The Slow Readers Club – 91 Days In Isolation
The Slow Readers club latest album ’91 Days in Isolation’ follows swiftly on from their March top 10 album ‘The Joy of the Return’.
Like many they’ve been working from home and on the back of this outing they’ve been more productive than most 😉
Lead singer Aaron Starkie explains
“This collection of songs was written remotely during the UK Covid 19 lockdown. With each band member sharing ideas over the internet, the songs were pieced together at home. When the lockdown lifted we took the songs to Edwin Street Recording Studios in Bury and recorded this album with our producer Phil Bulleyment”.
Starkie is also responsible for the impressive artwork that adorns the sleeve.
The band have put together an eight track album at just over 28 minutes, all killer no filler as they say.

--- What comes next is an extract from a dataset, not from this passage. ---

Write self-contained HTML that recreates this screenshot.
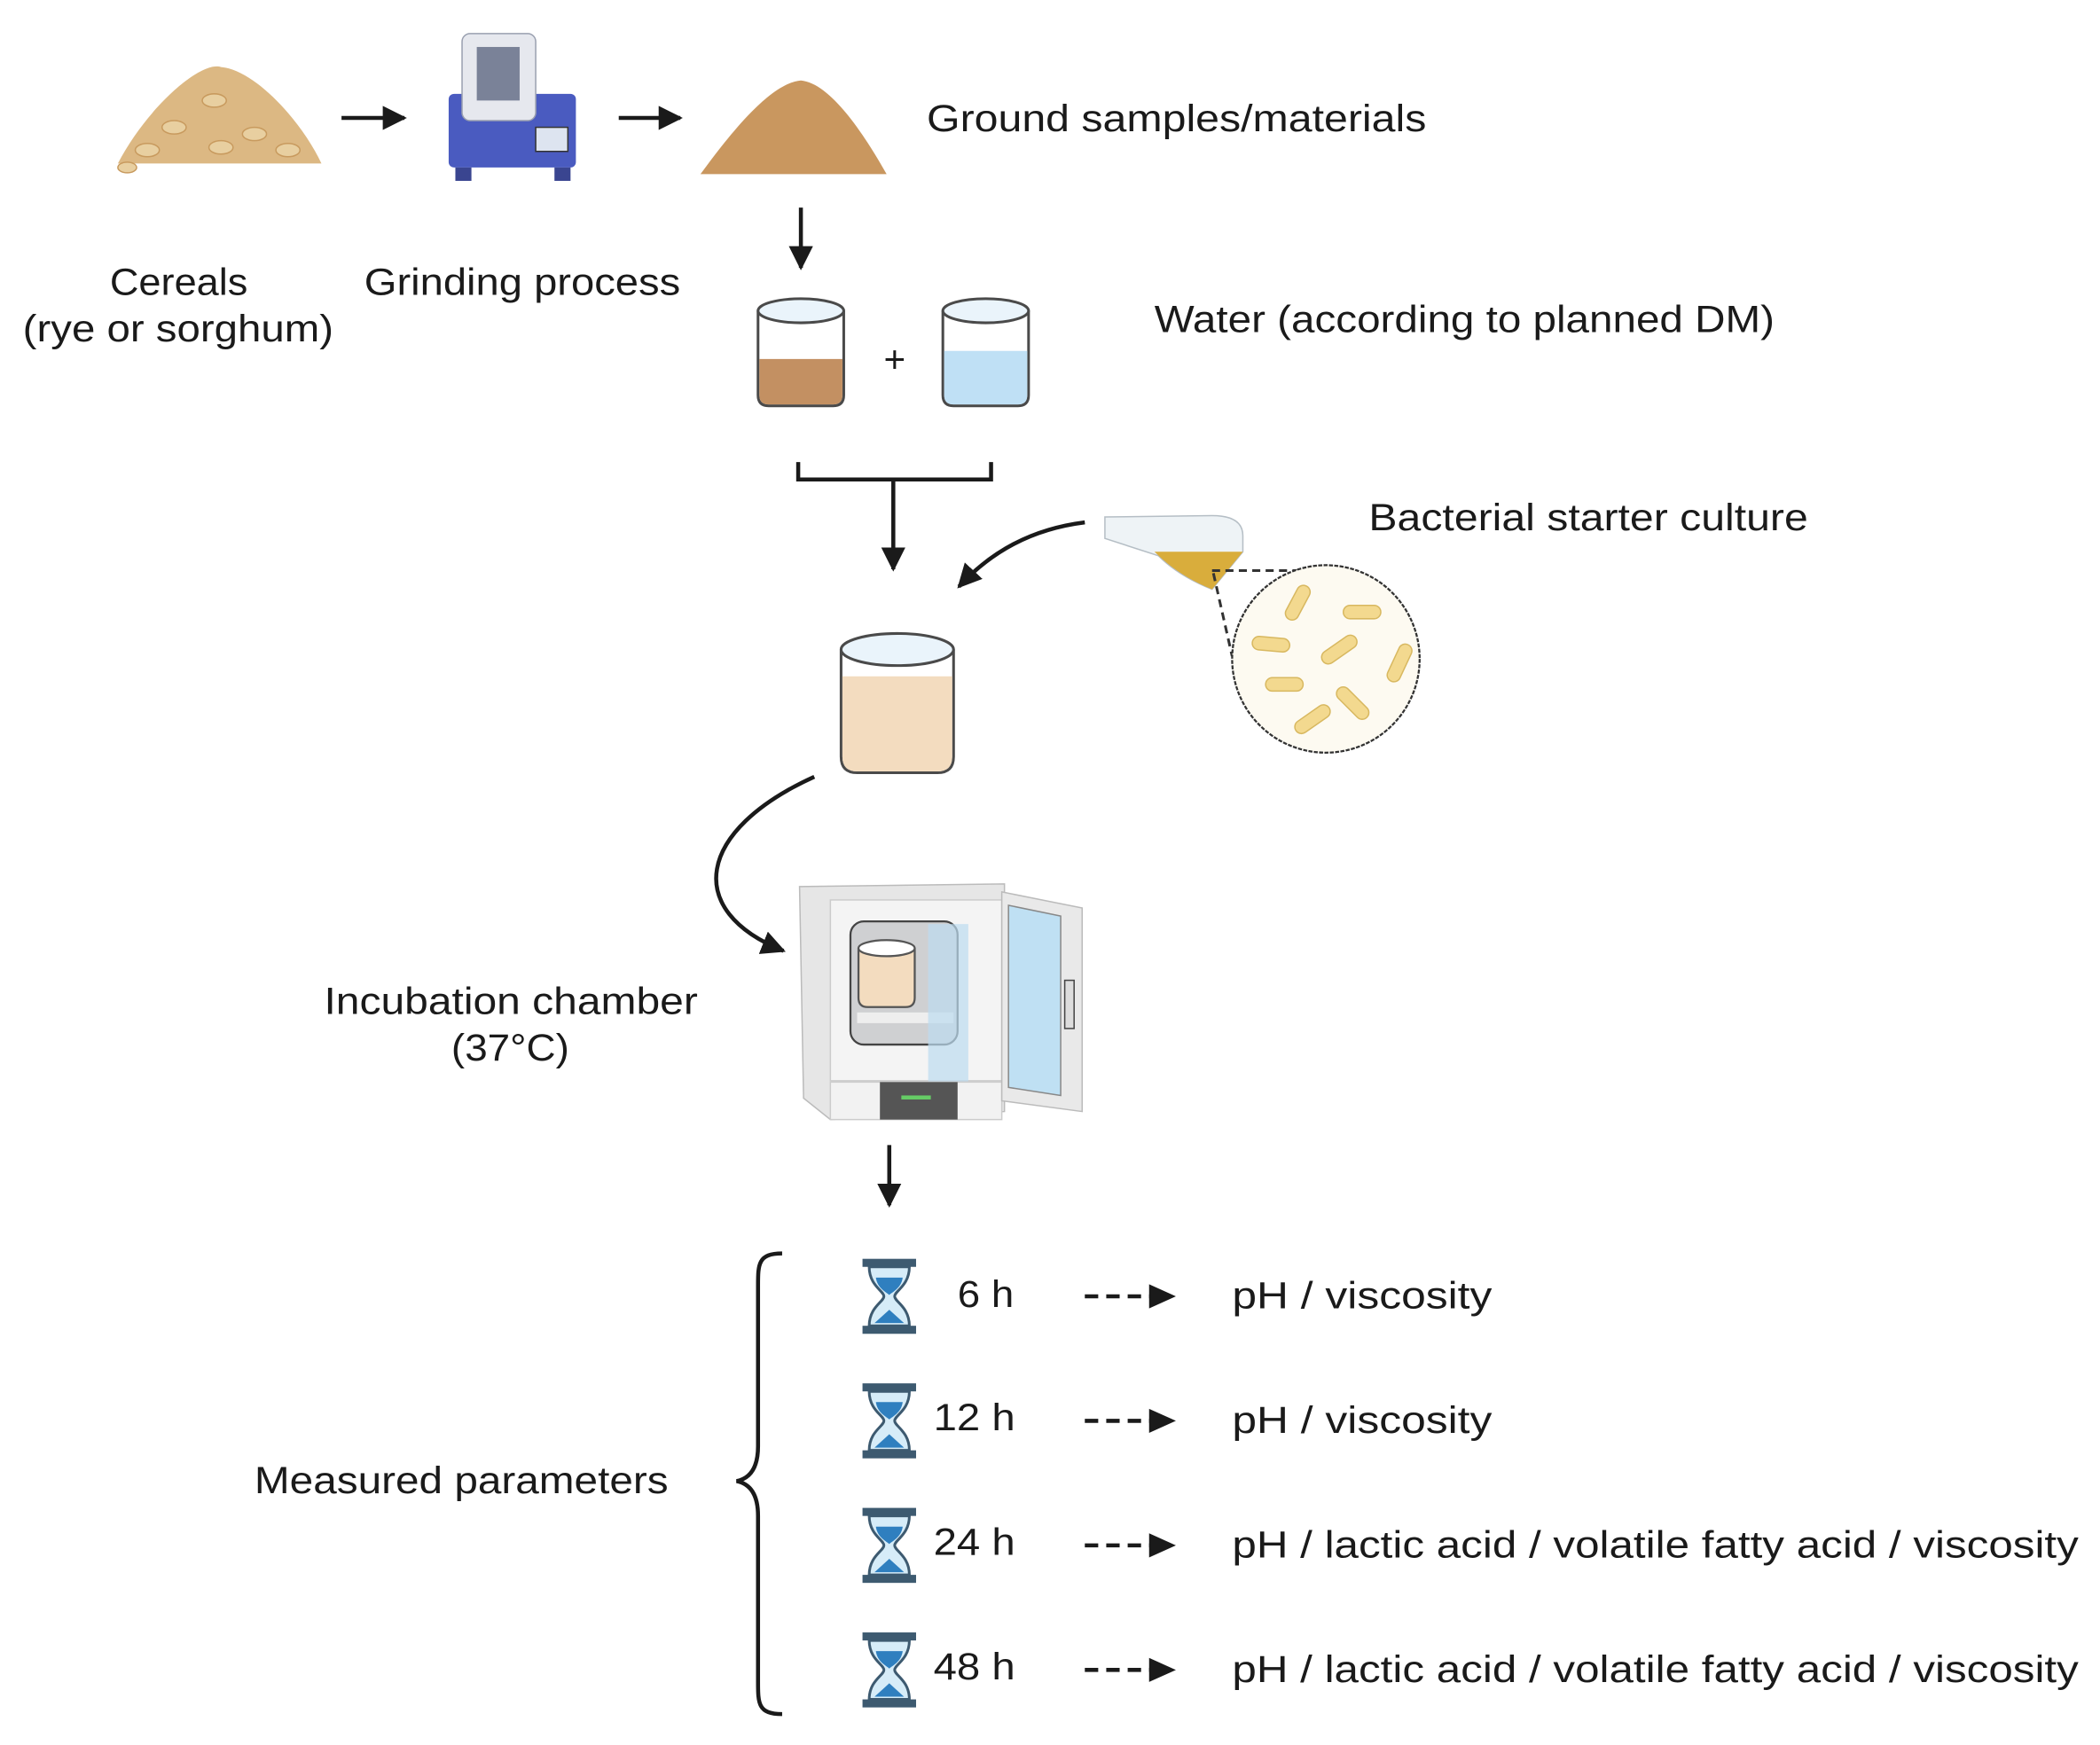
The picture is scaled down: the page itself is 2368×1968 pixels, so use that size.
<!DOCTYPE html>
<html><head><meta charset="utf-8"><style>
html,body{margin:0;padding:0;background:#fff;}
svg{display:block;}
text{font-family:"Liberation Sans",sans-serif;fill:#1a1a1a;font-size:28px;}
</style></head><body>
<svg width="2368" height="1968" viewBox="0 0 1568 1303" xmlns="http://www.w3.org/2000/svg">
<defs>
<marker id="ah" viewBox="0 0 10 10" refX="9" refY="5" markerWidth="6" markerHeight="6" orient="auto"><path d="M0,0L10,5L0,10z" fill="#1a1a1a"/></marker>
<g id="hg">
<rect x="0" y="0" width="40" height="6" fill="#3d5a70"/>
<rect x="0" y="50" width="40" height="6" fill="#3d5a70"/>
<path d="M5,6 C5,20 16,24 16,28 C16,32 5,36 5,50 L35,50 C35,36 24,32 24,28 C24,24 35,20 35,6Z" fill="#d6ecf8" stroke="#3d5a70" stroke-width="2"/>
<path d="M10,14 L30,14 C29,22 22,25 20,27 C18,25 11,22 10,14Z" fill="#2f7fbf"/>
<path d="M20,38 L31,48 L9,48Z" fill="#2f7fbf"/>
</g>
</defs>

<!-- cereal pile -->
<path d="M88,122 C110,80 150,45 165,50 C190,52 225,90 240,122 Z" fill="#dcb883"/>
<g fill="#e8cfa0" stroke="#c89a5e" stroke-width="1">
<ellipse cx="130" cy="95" rx="9" ry="5"/><ellipse cx="160" cy="75" rx="9" ry="5"/><ellipse cx="190" cy="100" rx="9" ry="5"/>
<ellipse cx="110" cy="112" rx="9" ry="5"/><ellipse cx="215" cy="112" rx="9" ry="5"/><ellipse cx="165" cy="110" rx="9" ry="5"/>
<ellipse cx="95" cy="125" rx="7" ry="4"/>
</g>
<line x1="255" y1="88" x2="302" y2="88" stroke="#1a1a1a" stroke-width="3" marker-end="url(#ah)"/>
<!-- grinder -->
<rect x="335" y="70" width="95" height="55" rx="4" fill="#4a5bc0"/>
<rect x="345" y="25" width="55" height="65" rx="6" fill="#e6e8ee" stroke="#9aa0b0"/>
<rect x="356" y="35" width="32" height="40" fill="#7a8298"/>
<rect x="400" y="95" width="24" height="18" fill="#dde4f0" stroke="#333"/>
<rect x="340" y="125" width="12" height="10" fill="#3a4590"/><rect x="414" y="125" width="12" height="10" fill="#3a4590"/>
<line x1="462" y1="88" x2="508" y2="88" stroke="#1a1a1a" stroke-width="3" marker-end="url(#ah)"/>
<!-- ground pile -->
<path d="M523,130 C545,100 575,62 598,60 C620,62 645,100 662,130 Z" fill="#c9975f"/>
<text x="692" y="98" textLength="373" lengthAdjust="spacingAndGlyphs">Ground samples/materials</text>
<text x="82" y="220" textLength="103" lengthAdjust="spacingAndGlyphs">Cereals</text>
<text x="17" y="255" textLength="232" lengthAdjust="spacingAndGlyphs">(rye or sorghum)</text>
<text x="272" y="220" textLength="236" lengthAdjust="spacingAndGlyphs">Grinding process</text>

<line x1="598" y1="155" x2="598" y2="200" stroke="#1a1a1a" stroke-width="3" marker-end="url(#ah)"/>
<!-- beakers -->
<path d="M566,232 L566,295 Q566,303 574,303 L622,303 Q630,303 630,295 L630,232" fill="#fff" stroke="#4a4a4a" stroke-width="2"/>
<path d="M567,268 L629,268 L629,295 Q629,302 622,302 L574,302 Q567,302 567,295Z" fill="#c39062"/>
<ellipse cx="598" cy="232" rx="32" ry="9" fill="#eaf4fb" stroke="#4a4a4a" stroke-width="2"/>
<text x="668" y="278" text-anchor="middle">+</text>
<path d="M704,232 L704,295 Q704,303 712,303 L760,303 Q768,303 768,295 L768,232" fill="#fff" stroke="#4a4a4a" stroke-width="2"/>
<path d="M705,262 L767,262 L767,295 Q767,302 760,302 L712,302 Q705,302 705,295Z" fill="#bfe0f5"/>
<ellipse cx="736" cy="232" rx="32" ry="9" fill="#eaf4fb" stroke="#4a4a4a" stroke-width="2"/>
<text x="862" y="248" textLength="463" lengthAdjust="spacingAndGlyphs">Water (according to planned DM)</text>

<path d="M596,345 L596,358 L740,358 L740,345" fill="none" stroke="#1a1a1a" stroke-width="3"/>
<line x1="667" y1="358" x2="667" y2="425" stroke="#1a1a1a" stroke-width="3" marker-end="url(#ah)"/>
<path d="M810,390 C770,395 740,412 716,438" fill="none" stroke="#1a1a1a" stroke-width="3" marker-end="url(#ah)"/>

<!-- flask -->
<path d="M825,386 L905,385 Q928,385 928,400 L928,412 L905,440 Q880,430 865,415 L825,402 Z" fill="#eef3f6" stroke="#b5bec5"/>
<path d="M862,412 L928,412 L905,440 Q880,430 862,412Z" fill="#d9ad3c"/>
<path d="M905,426 L980,426" stroke="#333" stroke-width="2" stroke-dasharray="6,4"/>
<path d="M906,428 L920,490" stroke="#333" stroke-width="2" stroke-dasharray="6,4"/>
<text x="1022" y="396" textLength="328" lengthAdjust="spacingAndGlyphs">Bacterial starter culture</text>
<circle cx="990" cy="492" r="70" fill="#fdfaf1" stroke="#333" stroke-width="1.5" stroke-dasharray="3,1"/>
<g fill="#f3d98f" stroke="#d8b860" stroke-width="1">
<rect x="955" y="445" width="28" height="10" rx="5" transform="rotate(-62 969 450)"/>
<rect x="1003" y="452" width="28" height="10" rx="5"/>
<rect x="935" y="476" width="28" height="10" rx="5" transform="rotate(5 949 481)"/>
<rect x="985" y="480" width="30" height="10" rx="5" transform="rotate(-35 1000 485)"/>
<rect x="1030" y="490" width="30" height="10" rx="5" transform="rotate(-65 1045 495)"/>
<rect x="945" y="506" width="28" height="10" rx="5"/>
<rect x="995" y="520" width="30" height="10" rx="5" transform="rotate(45 1010 525)"/>
<rect x="965" y="532" width="30" height="10" rx="5" transform="rotate(-35 980 537)"/>
</g>

<!-- big beaker -->
<path d="M628,485 L628,565 Q628,577 640,577 L700,577 Q712,577 712,565 L712,485" fill="#fff" stroke="#4a4a4a" stroke-width="2"/>
<path d="M629,505 L711,505 L711,565 Q711,576 700,576 L640,576 Q629,576 629,565Z" fill="#f3dcbf"/>
<ellipse cx="670" cy="485" rx="42" ry="12" fill="#eaf4fb" stroke="#4a4a4a" stroke-width="2"/>

<path d="M608,580 C520,620 510,680 585,710" fill="none" stroke="#1a1a1a" stroke-width="3" marker-end="url(#ah)"/>
<!-- incubator -->
<path d="M597,662 L750,660 L750,830 L620,836 L600,820Z" fill="#e6e6e6" stroke="#bbb"/>
<rect x="620" y="672" width="128" height="135" fill="#f4f4f4" stroke="#ccc"/>
<rect x="635" y="688" width="80" height="92" rx="10" fill="#cfd0d2" stroke="#444" stroke-width="1.5"/>
<rect x="640" y="756" width="72" height="8" fill="#eee"/>
<path d="M641,708 L641,745 Q641,752 648,752 L676,752 Q683,752 683,745 L683,708" fill="#f3dcbf" stroke="#555" stroke-width="1.5"/>
<ellipse cx="662" cy="708" rx="21" ry="6" fill="#fff" stroke="#555" stroke-width="1.5"/>
<rect x="693" y="690" width="30" height="118" fill="#bcdcf0" opacity="0.7"/>
<rect x="620" y="808" width="128" height="28" fill="#f2f2f2" stroke="#ccc"/>
<rect x="657" y="808" width="58" height="28" fill="#555"/>
<rect x="673" y="818" width="22" height="3" fill="#6c6"/>
<path d="M748,666 L808,678 L808,830 L748,822Z" fill="#e9e9e9" stroke="#bbb"/>
<path d="M753,676 L792,684 L792,818 L753,812Z" fill="#bfe0f3" stroke="#888"/>
<rect x="795" y="732" width="7" height="36" fill="#ddd" stroke="#444"/>
<text x="242" y="757" textLength="279" lengthAdjust="spacingAndGlyphs">Incubation chamber</text>
<text x="337" y="792" textLength="88" lengthAdjust="spacingAndGlyphs">(37°C)</text>

<line x1="664" y1="855" x2="664" y2="900" stroke="#1a1a1a" stroke-width="3" marker-end="url(#ah)"/>
<path d="M584,936 C566,936 566,944 566,960 L566,1080 C566,1096 560,1104 550,1106 C560,1108 566,1116 566,1132 L566,1256 C566,1272 566,1280 584,1280" fill="none" stroke="#1a1a1a" stroke-width="3"/>
<text x="190" y="1115" textLength="309" lengthAdjust="spacingAndGlyphs">Measured parameters</text>

<use href="#hg" x="644" y="940"/>
<use href="#hg" x="644" y="1033"/>
<use href="#hg" x="644" y="1126"/>
<use href="#hg" x="644" y="1219"/>
<text x="715" y="976" textLength="42" lengthAdjust="spacingAndGlyphs">6 h</text>
<text x="697" y="1068" textLength="61" lengthAdjust="spacingAndGlyphs">12 h</text>
<text x="697" y="1161" textLength="61" lengthAdjust="spacingAndGlyphs">24 h</text>
<text x="697" y="1254" textLength="61" lengthAdjust="spacingAndGlyphs">48 h</text>
<g stroke="#1a1a1a" stroke-width="3" stroke-dasharray="10,6">
<line x1="810" y1="968" x2="860" y2="968"/><line x1="810" y1="1061" x2="860" y2="1061"/>
<line x1="810" y1="1154" x2="860" y2="1154"/><line x1="810" y1="1247" x2="860" y2="1247"/>
</g>
<g fill="#1a1a1a">
<path d="M858,959L878,968L858,977Z"/><path d="M858,1052L878,1061L858,1070Z"/>
<path d="M858,1145L878,1154L858,1163Z"/><path d="M858,1238L878,1247L858,1256Z"/>
</g>
<text x="920" y="977" textLength="194" lengthAdjust="spacingAndGlyphs">pH / viscosity</text>
<text x="920" y="1070" textLength="194" lengthAdjust="spacingAndGlyphs">pH / viscosity</text>
<text x="920" y="1163" textLength="632" lengthAdjust="spacingAndGlyphs">pH / lactic acid / volatile fatty acid / viscosity</text>
<text x="920" y="1256" textLength="632" lengthAdjust="spacingAndGlyphs">pH / lactic acid / volatile fatty acid / viscosity</text>
</svg>
</body></html>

The opening driven spiky guitar coupled with the rumbling bass and percussion of ‘Barricades’ contrasts with Starkie’s at times haunting vocal. ‘Everything I Own’ carries on in much the same vein. ‘Lost Summer’, well we’ve all kind of had one of those one way or another. The Readers’ have always managed to connect emotionally and ‘Wanted Much More’ is a play-again, and again, and again stand-out track that is a driving-in-the-dark melancholic yet a mood-boosting belter.
Engaging with fans has long been a Readers ‘thing’ and during the last few pretty grim months they’ve constantly found ways of staying connected with their dedicated fanbase.
These included exclusive lockdown videos often featuring videos of fan-selected cover songs, ‘watch together’ sessions of previous shows, fan listening parties of their previous albums and an unforgettable acoustic session surrounded by 21,000 vacant seats in a haunting and desolate Manchester Arena for the venue’s 25th anniversary celebrations.
Any band that’s managed to record and release material in the last few months deserves a lot of credit , but to put together an album as good as this, and remotely, well… as it’s likely to be a pretty grim few months this album simultaneously offers pause for thought and manages to be uplifting too. Great work!